Being rural, roads are less a problem. We have one, it's already terrible, it's been nowhere and goes to a small town. We have some ancient monster white oaks we'll lay across it, and a backhoe to make it worse, if that's possible. I'll gouge it up at the metal culverts that already cross it. Easy to start where it's already been dug once, and the culverts were there for a reason. So the terrain on either side is already dicey. Multiplier. But I just don't see normal vehicle traffic a problem. This is 4 wheeler, horse, biped, country.

The problem wanting solved is the massive amount of surrounding area that needs monitored for foot traffic.
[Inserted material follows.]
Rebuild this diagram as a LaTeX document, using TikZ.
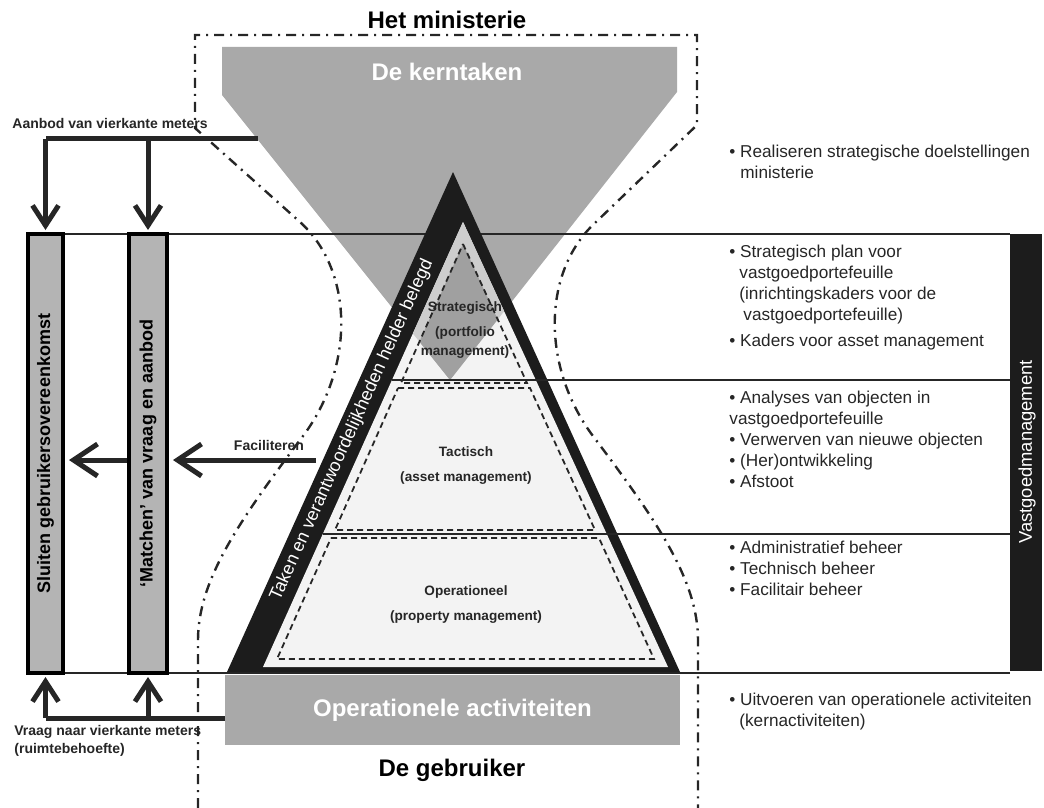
\documentclass[tikz,border=0pt]{standalone}
\usepackage{fontspec}
\setmainfont{Liberation Sans}
\usetikzlibrary{arrows.meta}

\definecolor{kerngray}{HTML}{A9A9A9}
\definecolor{boxgray}{HTML}{B4B4B4}
\definecolor{innerfill}{HTML}{F3F3F3}
\definecolor{stratlight}{HTML}{CDCDCD}
\definecolor{stratdark}{HTML}{A0A0A0}
\definecolor{bandblack}{HTML}{1C1C1C}
\definecolor{inkgray}{HTML}{262626}

\newcommand{\rightfont}{\fontsize{8.6}{10.5}\selectfont}
\newcommand{\pyrfont}{\bfseries\fontsize{6.8}{9.5}\selectfont}
\newcommand{\titlefont}{\bfseries\fontsize{12}{14}\selectfont}

\begin{document}
\begin{tikzpicture}[x=0.5pt,y=-0.5pt]
    \tikzstyle{thin line}=[draw=inkgray, line width=0.7pt]
    \tikzstyle{dash box}=[draw=inkgray, line width=0.9pt, dash pattern=on 3pt off 2pt]
    \tikzstyle{outline}=[draw=inkgray, line width=1.2pt, dash pattern=on 5pt off 3pt on 1pt off 3pt]
    \tikzstyle{task box}=[draw=black, line width=2pt, fill=boxgray, rotate=90, minimum width=219.5pt, inner sep=0pt, font=\bfseries\fontsize{9}{10}\selectfont]
    \tikzstyle{flow}=[draw=inkgray, line width=2.5pt]
    \tikzstyle{varrow}=[flow, -{Straight Barb[length=10pt,width=13pt]}]
    \tikzstyle{harrow}=[flow, -{Straight Barb[length=12pt,width=16pt]}]
    \tikzstyle{small label}=[inner sep=0pt, text=inkgray, font=\bfseries\fontsize{7}{9}\selectfont]
    \tikzstyle{level label}=[inner sep=0pt, text=inkgray, align=center, font=\pyrfont]
    \tikzstyle{bullets}=[inner sep=0pt, anchor=north west, align=left, text=inkgray, font=\rightfont]

    \useasboundingbox (0,0) rectangle (1044,808);

% Shapes
    % core tasks funnel
    \fill[kerngray] (222,47) -- (677,47) -- (677,92) -- (450,380) -- (222,95) -- cycle;

    % band lines
    \draw[thin line] (28,234) -- (1010,234);
    \draw[thin line] (28,673) -- (1010,673);

    % vastgoedmanagement bar
    \fill[bandblack] (1010,234) rectangle (1042,671);

    % pyramid
    \fill[bandblack] (227,672) -- (680,672) -- (453,172) -- cycle;
    \fill[innerfill] (263,667) -- (668,667) -- (463,222) -- cycle;
    \begin{scope}
        \clip (222,47) -- (677,47) -- (677,92) -- (450,380) -- (222,95) -- cycle;
        \fill[stratlight] (263,667) -- (668,667) -- (463,222) -- cycle;
        \fill[stratdark] (463,244) -- (527,383) -- (401,383) -- cycle;
    \end{scope}

    \draw[thin line] (392,380) -- (1010,380);
    \draw[thin line] (323,534) -- (1010,534);

    % levels
    \draw[dash box] (463,244) -- (527,383) -- (401,383) -- cycle;
    \draw[dash box] (398,388) -- (530,388) -- (595,530) -- (335,530) -- cycle;
    \draw[dash box] (331,538) -- (599,538) -- (654,659) -- (277,659) -- cycle;

    % ministry / user outline
    \draw[outline] (198,808) -- (198,640) .. controls (198,580) and (240,520) .. (300,440)
        .. controls (355,370) and (355,272) .. (300,222) -- (195,128) -- (195,35)
        -- (697,35) -- (697,125) -- (596,222) .. controls (541,272) and (541,370) .. (596,440)
        .. controls (656,520) and (698,580) .. (698,640) -- (698,808);

    % operational activities
    \node[fill=kerngray, minimum width=227.5pt, minimum height=35pt, inner sep=0pt,
          text=white, font=\titlefont] (opact) at (452.5,710) {Operationele activiteiten};

% Nodes
    \node[font=\titlefont, inner sep=0pt] (min) at (447,20) {Het ministerie};
    \node[font=\titlefont, text=white, inner sep=0pt] (kern) at (447,72) {De kerntaken};
    \node[font=\titlefont, inner sep=0pt] (user) at (452,770) {De gebruiker};

    \node[text=white, inner sep=0pt, rotate=65.7, font=\fontsize{9}{11}\selectfont] (band)
        at (352,430) {Taken en verantwoordelijkheden helder belegd};
    \node[text=white, inner sep=0pt, rotate=90, font=\fontsize{9.2}{11}\selectfont] (vgm)
        at (1027,452) {Vastgoedmanagement};

    \node[level label, anchor=north] (strat) at (465,301) {Strategisch\\[3pt](portfolio\\management)};
    \node[level label] (tact) at (466,466) {Tactisch\\[3pt](asset management)};
    \node[level label] (oper) at (466,605) {Operationeel\\[3pt](property management)};

    \node[task box, minimum height=17.5pt] (sluiten) at (45.5,453.5) {Sluiten gebruikersovereenkomst};
    \node[task box, minimum height=19pt] (matchen) at (148,453.5) {‘Matchen’ van vraag en aanbod};

    % text column
    \node[bullets] (t-kern) at (729,145) {• Realiseren strategische doelstellingen\\\hspace{5.5pt}ministerie};
    \node[bullets] (t-strat) at (729,245) {• Strategisch plan voor\\\hspace{5pt}vastgoedportefeuille\\\hspace{5pt}(inrichtingskaders voor de\\\hspace{7pt}vastgoedportefeuille)\\[2.5pt]• Kaders voor asset management};
    \node[bullets] (t-tact) at (729,391) {• Analyses van objecten in\\vastgoedportefeuille\\• Verwerven van nieuwe objecten\\• (Her)ontwikkeling\\• Afstoot};
    \node[bullets] (t-oper) at (729,541) {• Administratief beheer\\• Technisch beheer\\• Facilitair beheer};
    \node[bullets] (t-user) at (729,693) {• Uitvoeren van operationele activiteiten\\\hspace{5pt}(kernactiviteiten)};

% Paths
    \coordinate (aanbod) at (258,139);
    \coordinate (vraag) at (225,718);
    \coordinate (fac) at (316,460);

    % supply of square metres
    \draw[flow] (aanbod) -- (aanbod -| sluiten.east);
    \foreach \target in {sluiten,matchen}
        \draw[varrow] (aanbod -| \target.east) -- ([yshift=1pt]\target.east);

    % demand for square metres
    \draw[flow] (vraag) -- (vraag -| sluiten.west);
    \foreach \target in {sluiten,matchen}
        \draw[varrow] (vraag -| \target.west) -- ([yshift=-1pt]\target.west);

    % facilitating
    \draw[harrow] (fac) -- ([xshift=2pt]fac -| matchen.south);
    \draw[harrow] (fac -| matchen.north) -- ([xshift=2pt]fac -| sluiten.south);

% Labels
    \node[small label, anchor=west] (l-aanbod) at (12,123) {Aanbod van vierkante meters};
    \node[small label, anchor=north west, align=left] (l-vraag) at (14,725) {Vraag naar vierkante meters\\(ruimtebehoefte)};
    \node[small label] (l-fac) at (269,445) {Faciliteren};

\end{tikzpicture}
\end{document}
In kmussacks' example town you may be able to put together 40 'scrappers' and still come up short, most groups have 6 or 8, on a good day. We have 2.5 miles of perimiter. All the solutions come down to manpower and/or money, the tech answers are out of the question financially for us hayseeds. And it ain't going to work when the power punts anyway. We considered dozing up tall tree/brush piles in some critical areas, to cover areas between natural deterrents, but decided they would eventually become something to be lit on fire and become a liability in a scuffle.

Even a small 'patch' of a few acres inside the overall property will prove difficult to defend from a semi-organized group of 'hunters'.

Can always order up the steel, old tires and gravel trucks. Fire Base 'Whls'. Back to the tall thick walls of our ancestors.